A few weeks later, he found himself on a plane to Guadalajara with Lola chef Duane Walker. Their mission, besides touring tequila distilleries, was to retrieve a barrel of Herradura tequila made specifically for the Big Red F restaurant group called Big Red F'n Tequila.
"The barrel was something we had in the works for a while," Clark explains. "We had purchased it a couple of years ago, but it fell to the wayside. Herradura called up the person that ordered it and said, 'By the way, you have this barrel.' So we went down to get it."
The tequila, says the chef, is a "double-barrel reposado. It's very unique; there's no other tequila like it. Reposado has to be aged three months to twelve months; after that, it becomes añejo. They aged this tequila for eleven months in one barrel, then transferred it to a second barrel and aged it for one more month." The resulting spirit, he says, has spicy green-pepper notes like a young reposado or silver tequila, but also plenty of the butterscotch and caramel that comes from barrel aging.

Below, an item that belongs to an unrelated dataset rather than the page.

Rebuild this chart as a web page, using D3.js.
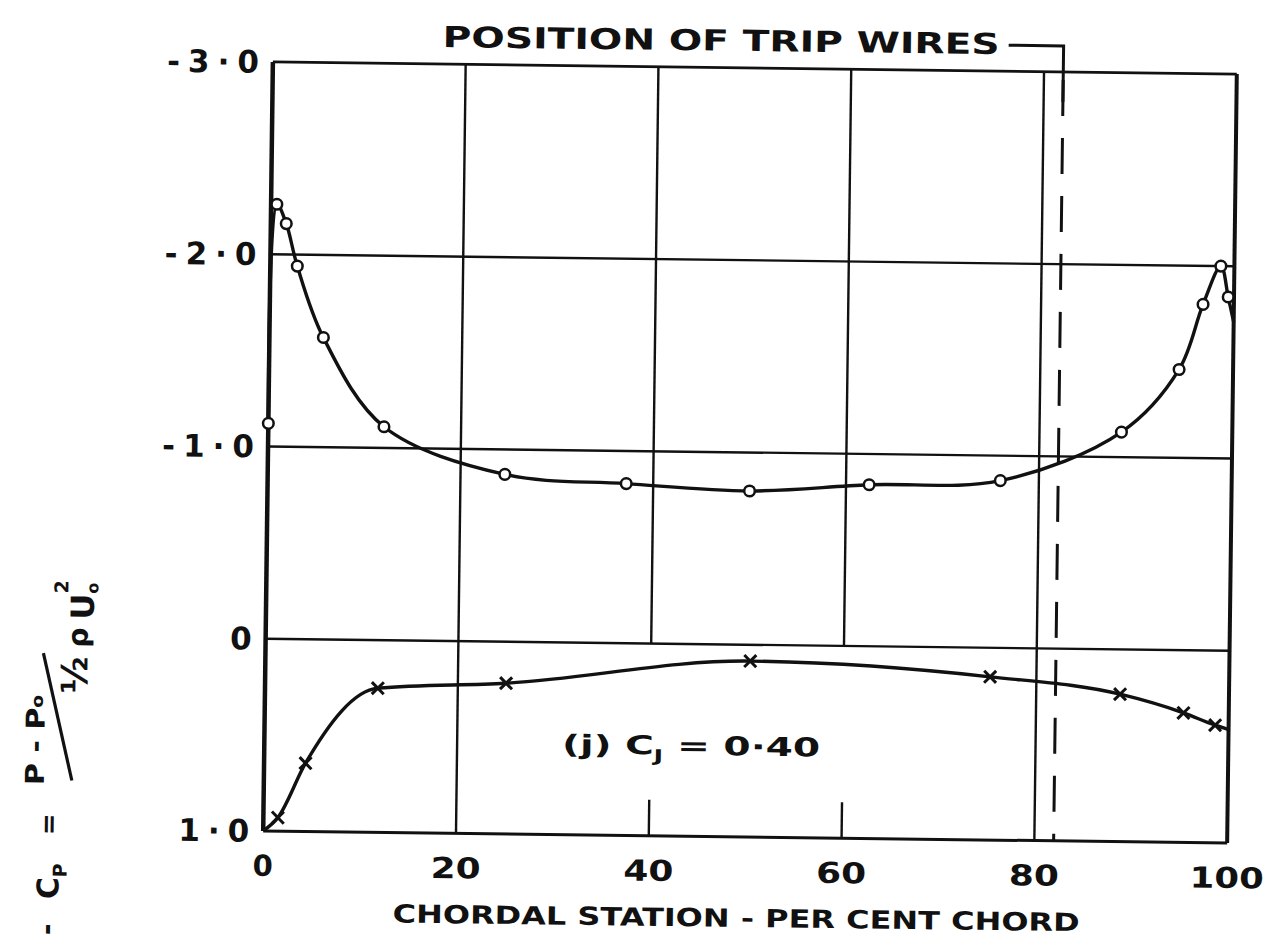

The chefs hauled their booze home, but not before getting the full tour of the Herradura facility. "They brought us to the old distillery they found on the property," Clark says, estimating that it was built in the 1600s. "It was like stepping onto the set of Pirates of the Caribbean. There were wood-fired kilns and a fermentation tank dug out of the ground that was lined with stone."
Now that the tequila is safely in the States, it will be split between Centro, Lola, Zolo and West End Tavern. And while Clark says you can certainly have a cocktail made with it, he admits that it's a tequila better suited to sipping. "It's not a tequila that I would want mixed, but I really like sipping it."